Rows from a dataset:
=-=-=-=-=

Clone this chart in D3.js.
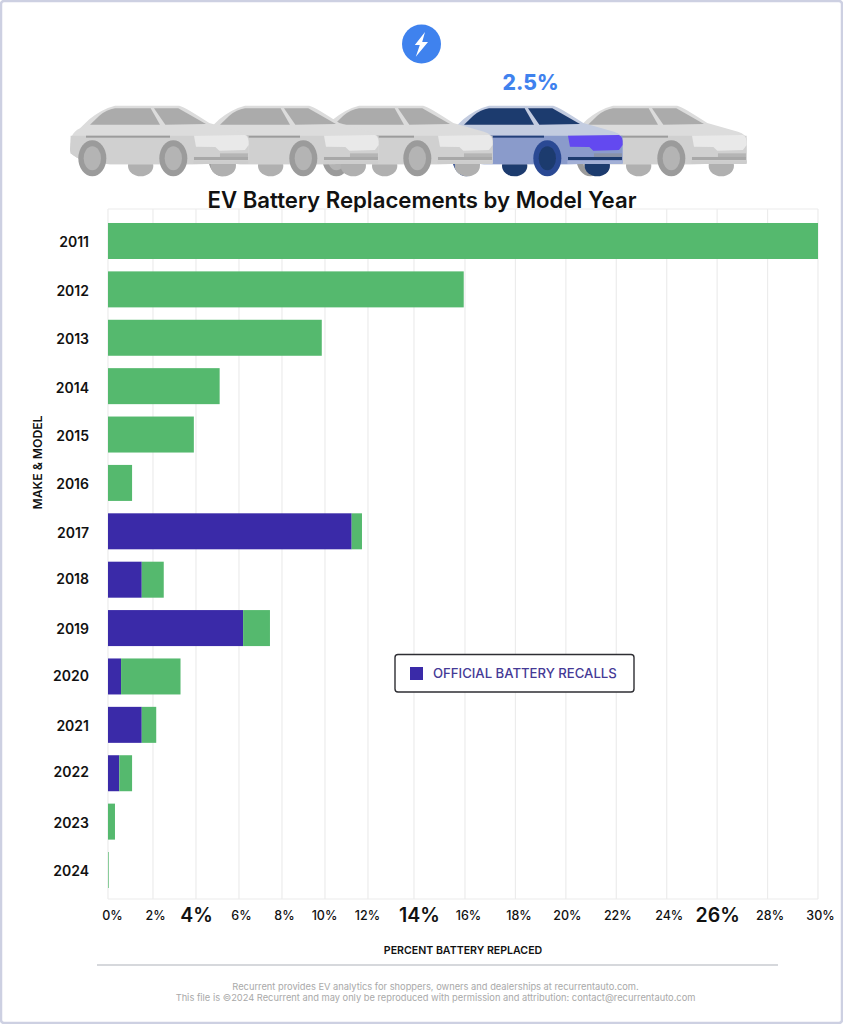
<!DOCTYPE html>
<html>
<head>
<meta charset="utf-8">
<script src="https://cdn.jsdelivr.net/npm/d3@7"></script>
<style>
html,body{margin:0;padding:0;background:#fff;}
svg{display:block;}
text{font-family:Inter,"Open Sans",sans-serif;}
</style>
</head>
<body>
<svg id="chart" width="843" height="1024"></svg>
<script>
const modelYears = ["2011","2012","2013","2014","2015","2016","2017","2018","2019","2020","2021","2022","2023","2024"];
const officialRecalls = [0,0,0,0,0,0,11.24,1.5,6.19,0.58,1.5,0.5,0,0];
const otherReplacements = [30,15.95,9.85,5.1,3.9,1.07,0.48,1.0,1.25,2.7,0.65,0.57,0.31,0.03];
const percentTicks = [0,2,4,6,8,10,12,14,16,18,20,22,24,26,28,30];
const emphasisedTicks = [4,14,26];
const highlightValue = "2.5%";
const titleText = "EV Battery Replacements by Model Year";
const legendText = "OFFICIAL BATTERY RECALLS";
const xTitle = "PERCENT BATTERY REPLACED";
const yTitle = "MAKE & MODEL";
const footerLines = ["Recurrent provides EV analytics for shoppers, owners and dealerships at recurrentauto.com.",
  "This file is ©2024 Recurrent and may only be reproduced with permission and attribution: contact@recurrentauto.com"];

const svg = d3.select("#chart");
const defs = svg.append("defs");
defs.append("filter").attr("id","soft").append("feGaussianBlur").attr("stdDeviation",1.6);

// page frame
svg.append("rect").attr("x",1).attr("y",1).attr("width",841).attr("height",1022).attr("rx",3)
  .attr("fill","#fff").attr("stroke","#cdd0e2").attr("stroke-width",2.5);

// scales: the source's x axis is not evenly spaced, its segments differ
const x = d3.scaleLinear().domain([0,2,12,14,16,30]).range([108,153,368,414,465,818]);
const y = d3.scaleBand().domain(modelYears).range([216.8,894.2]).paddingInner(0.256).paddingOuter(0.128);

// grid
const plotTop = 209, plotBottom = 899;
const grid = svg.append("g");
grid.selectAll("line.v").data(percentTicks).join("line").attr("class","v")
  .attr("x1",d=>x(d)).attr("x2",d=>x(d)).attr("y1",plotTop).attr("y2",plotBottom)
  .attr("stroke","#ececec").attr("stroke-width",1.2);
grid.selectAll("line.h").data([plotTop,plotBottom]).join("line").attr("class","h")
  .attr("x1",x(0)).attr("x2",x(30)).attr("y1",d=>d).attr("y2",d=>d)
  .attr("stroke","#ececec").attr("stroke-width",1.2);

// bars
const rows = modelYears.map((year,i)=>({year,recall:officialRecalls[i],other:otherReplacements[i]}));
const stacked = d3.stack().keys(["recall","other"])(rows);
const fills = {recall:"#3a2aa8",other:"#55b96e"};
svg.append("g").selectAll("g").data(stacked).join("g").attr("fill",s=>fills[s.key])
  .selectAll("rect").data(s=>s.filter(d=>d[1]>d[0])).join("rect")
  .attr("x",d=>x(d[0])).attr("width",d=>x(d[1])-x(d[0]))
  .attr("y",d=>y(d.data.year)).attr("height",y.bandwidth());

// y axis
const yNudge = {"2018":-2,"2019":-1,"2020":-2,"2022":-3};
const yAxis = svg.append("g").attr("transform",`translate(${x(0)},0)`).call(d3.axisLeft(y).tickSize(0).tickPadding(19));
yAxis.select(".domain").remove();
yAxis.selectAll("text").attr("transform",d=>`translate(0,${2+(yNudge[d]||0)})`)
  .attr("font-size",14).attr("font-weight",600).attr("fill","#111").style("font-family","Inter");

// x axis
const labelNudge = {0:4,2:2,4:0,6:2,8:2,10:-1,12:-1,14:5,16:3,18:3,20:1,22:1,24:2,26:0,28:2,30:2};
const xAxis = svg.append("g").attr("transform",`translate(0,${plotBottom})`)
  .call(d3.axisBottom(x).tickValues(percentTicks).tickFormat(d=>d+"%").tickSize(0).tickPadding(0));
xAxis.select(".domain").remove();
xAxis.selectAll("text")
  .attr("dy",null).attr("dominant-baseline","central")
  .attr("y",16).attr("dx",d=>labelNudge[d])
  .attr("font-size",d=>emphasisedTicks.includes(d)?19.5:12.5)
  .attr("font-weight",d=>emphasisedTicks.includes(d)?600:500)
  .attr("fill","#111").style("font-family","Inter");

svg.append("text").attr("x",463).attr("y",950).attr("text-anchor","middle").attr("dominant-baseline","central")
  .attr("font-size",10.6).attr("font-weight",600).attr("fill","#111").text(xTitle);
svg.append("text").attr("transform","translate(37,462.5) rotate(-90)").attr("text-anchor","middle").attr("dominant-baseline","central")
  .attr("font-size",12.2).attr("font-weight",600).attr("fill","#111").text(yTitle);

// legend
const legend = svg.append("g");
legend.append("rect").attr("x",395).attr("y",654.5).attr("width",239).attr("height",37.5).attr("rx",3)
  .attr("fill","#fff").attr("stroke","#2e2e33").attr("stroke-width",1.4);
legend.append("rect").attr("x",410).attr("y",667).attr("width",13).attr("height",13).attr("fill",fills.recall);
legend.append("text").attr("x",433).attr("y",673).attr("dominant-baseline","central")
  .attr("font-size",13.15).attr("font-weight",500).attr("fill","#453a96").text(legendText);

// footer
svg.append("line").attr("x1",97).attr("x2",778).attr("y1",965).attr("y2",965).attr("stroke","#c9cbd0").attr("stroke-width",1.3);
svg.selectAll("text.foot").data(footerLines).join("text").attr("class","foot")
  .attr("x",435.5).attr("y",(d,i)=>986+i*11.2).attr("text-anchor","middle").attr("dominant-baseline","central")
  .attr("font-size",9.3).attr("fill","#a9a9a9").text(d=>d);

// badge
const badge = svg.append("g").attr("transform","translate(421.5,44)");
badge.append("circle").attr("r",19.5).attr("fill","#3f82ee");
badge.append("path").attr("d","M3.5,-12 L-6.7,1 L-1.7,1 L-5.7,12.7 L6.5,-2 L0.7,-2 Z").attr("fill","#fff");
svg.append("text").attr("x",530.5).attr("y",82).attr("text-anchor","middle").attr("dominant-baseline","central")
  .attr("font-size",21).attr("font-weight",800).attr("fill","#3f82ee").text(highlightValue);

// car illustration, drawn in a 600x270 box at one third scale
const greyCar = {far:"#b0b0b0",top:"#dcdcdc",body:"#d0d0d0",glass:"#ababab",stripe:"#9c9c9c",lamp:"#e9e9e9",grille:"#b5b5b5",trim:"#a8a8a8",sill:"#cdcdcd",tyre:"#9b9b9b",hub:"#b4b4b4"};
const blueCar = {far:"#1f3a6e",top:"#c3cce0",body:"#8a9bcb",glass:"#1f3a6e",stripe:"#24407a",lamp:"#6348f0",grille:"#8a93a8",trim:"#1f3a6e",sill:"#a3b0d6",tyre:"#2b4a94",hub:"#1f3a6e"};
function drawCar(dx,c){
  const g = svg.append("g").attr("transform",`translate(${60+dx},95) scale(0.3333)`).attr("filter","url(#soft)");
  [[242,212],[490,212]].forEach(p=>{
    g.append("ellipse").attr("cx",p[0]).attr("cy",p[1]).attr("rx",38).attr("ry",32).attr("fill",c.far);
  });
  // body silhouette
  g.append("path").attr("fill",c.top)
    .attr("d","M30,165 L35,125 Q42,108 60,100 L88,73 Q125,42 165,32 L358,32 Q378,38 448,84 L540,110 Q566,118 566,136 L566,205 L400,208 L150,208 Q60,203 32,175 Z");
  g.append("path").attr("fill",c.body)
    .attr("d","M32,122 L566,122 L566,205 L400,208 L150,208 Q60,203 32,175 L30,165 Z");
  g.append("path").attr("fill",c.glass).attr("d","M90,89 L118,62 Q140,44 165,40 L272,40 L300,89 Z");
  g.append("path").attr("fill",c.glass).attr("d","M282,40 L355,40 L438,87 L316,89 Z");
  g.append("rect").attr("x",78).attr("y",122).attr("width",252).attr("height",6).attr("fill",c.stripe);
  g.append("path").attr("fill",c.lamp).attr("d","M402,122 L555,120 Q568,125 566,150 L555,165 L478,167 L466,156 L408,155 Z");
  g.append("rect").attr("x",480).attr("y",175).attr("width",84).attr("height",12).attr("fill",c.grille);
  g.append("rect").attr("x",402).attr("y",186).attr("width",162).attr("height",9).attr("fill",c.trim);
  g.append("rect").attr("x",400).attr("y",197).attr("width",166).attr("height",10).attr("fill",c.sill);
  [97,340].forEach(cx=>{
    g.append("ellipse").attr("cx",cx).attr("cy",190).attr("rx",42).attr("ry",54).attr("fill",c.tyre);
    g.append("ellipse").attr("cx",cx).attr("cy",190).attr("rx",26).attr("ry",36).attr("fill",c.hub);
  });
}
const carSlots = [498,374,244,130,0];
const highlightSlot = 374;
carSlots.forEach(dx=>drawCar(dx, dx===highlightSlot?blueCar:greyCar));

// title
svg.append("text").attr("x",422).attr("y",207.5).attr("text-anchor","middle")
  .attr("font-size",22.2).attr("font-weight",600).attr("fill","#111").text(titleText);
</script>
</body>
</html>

=-=-=-=-=

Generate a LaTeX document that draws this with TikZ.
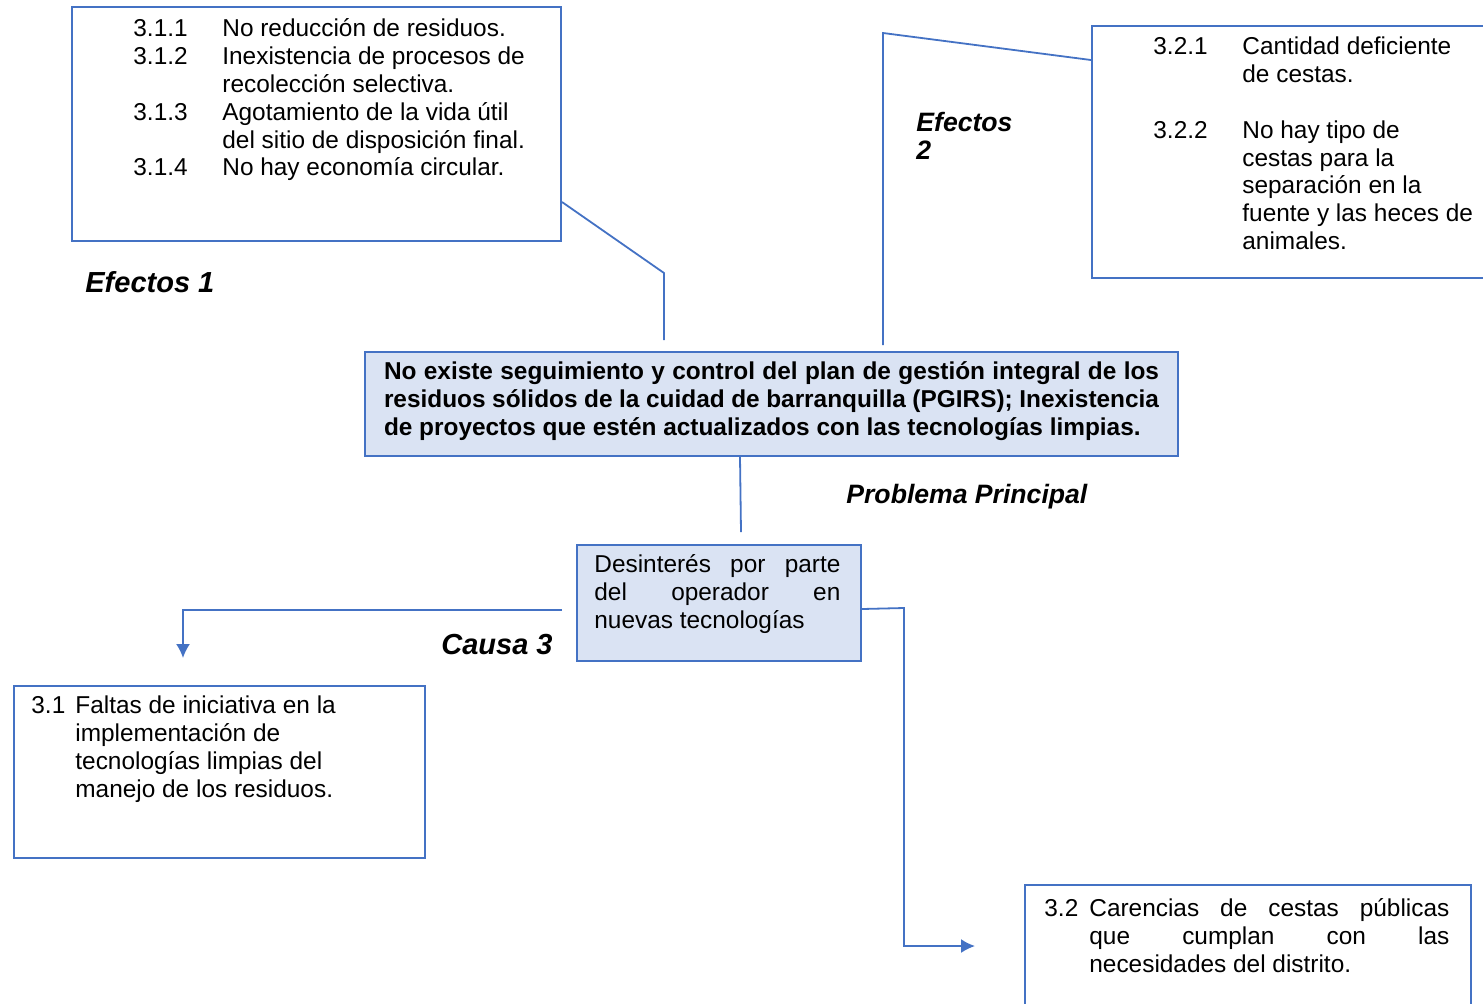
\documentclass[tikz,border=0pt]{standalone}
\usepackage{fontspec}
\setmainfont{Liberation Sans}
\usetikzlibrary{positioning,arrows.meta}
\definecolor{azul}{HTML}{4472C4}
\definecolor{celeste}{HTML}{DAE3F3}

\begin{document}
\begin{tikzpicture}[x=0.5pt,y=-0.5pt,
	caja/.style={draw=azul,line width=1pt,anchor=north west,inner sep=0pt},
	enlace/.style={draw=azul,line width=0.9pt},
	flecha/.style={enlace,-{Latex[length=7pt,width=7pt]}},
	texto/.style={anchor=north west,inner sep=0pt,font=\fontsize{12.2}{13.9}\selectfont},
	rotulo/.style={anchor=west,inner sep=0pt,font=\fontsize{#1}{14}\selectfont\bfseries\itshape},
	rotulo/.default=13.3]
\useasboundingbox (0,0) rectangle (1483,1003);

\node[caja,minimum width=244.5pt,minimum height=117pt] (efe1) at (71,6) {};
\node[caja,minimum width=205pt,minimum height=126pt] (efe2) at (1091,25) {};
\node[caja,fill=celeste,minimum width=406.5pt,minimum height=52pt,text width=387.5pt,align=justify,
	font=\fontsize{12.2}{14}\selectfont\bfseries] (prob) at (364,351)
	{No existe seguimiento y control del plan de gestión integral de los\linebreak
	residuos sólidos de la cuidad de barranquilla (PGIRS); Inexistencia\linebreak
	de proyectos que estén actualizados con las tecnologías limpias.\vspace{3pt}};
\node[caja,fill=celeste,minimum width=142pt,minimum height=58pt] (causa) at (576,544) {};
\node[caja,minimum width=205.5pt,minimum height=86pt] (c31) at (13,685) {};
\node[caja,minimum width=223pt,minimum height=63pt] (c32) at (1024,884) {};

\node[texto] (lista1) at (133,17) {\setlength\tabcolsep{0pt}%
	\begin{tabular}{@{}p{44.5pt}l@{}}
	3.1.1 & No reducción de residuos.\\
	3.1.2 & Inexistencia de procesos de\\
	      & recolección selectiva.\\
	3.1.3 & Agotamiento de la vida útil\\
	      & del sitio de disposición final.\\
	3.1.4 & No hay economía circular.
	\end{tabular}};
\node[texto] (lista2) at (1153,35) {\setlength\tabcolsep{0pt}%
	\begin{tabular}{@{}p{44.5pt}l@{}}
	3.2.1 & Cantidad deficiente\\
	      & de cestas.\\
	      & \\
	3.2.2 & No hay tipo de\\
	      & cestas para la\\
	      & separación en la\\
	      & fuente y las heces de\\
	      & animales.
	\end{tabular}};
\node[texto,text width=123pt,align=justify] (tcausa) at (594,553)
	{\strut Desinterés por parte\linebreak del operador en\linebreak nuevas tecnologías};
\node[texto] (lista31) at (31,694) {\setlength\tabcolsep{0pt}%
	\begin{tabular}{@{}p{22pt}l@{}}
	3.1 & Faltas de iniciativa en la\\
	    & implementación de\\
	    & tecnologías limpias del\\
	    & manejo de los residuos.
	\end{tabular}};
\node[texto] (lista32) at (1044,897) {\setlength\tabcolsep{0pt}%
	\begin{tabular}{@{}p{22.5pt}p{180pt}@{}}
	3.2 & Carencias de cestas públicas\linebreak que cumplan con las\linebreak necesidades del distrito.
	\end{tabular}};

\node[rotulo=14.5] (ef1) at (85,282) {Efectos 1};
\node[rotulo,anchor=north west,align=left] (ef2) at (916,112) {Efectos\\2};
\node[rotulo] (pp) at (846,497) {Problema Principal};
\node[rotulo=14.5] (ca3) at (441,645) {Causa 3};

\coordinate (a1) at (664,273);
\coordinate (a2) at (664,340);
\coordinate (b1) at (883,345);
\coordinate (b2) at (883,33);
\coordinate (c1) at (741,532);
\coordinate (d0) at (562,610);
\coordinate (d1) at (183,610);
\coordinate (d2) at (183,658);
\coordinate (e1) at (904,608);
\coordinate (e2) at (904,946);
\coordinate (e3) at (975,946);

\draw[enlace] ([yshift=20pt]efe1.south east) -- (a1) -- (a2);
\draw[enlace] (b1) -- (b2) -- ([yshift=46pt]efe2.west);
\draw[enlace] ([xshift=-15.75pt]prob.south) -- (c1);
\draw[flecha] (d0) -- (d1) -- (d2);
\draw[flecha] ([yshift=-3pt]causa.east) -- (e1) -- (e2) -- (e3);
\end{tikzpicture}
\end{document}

=-=-=-=-=

WHAT TO WORK ON ->
Pictures should be left out. Retype only the run of lines from the line containing "Generate a LaTeX" to the line containing "(0,0) rectangle (1483,1003);", inclusive.

EXERCISE SOLUTION ->
Generate a LaTeX document that draws this with TikZ.
\documentclass[tikz,border=0pt]{standalone}
\usepackage{fontspec}
\setmainfont{Liberation Sans}
\usetikzlibrary{positioning,arrows.meta}
\definecolor{azul}{HTML}{4472C4}
\definecolor{celeste}{HTML}{DAE3F3}

\begin{document}
\begin{tikzpicture}[x=0.5pt,y=-0.5pt,
	caja/.style={draw=azul,line width=1pt,anchor=north west,inner sep=0pt},
	enlace/.style={draw=azul,line width=0.9pt},
	flecha/.style={enlace,-{Latex[length=7pt,width=7pt]}},
	texto/.style={anchor=north west,inner sep=0pt,font=\fontsize{12.2}{13.9}\selectfont},
	rotulo/.style={anchor=west,inner sep=0pt,font=\fontsize{#1}{14}\selectfont\bfseries\itshape},
	rotulo/.default=13.3]
\useasboundingbox (0,0) rectangle (1483,1003);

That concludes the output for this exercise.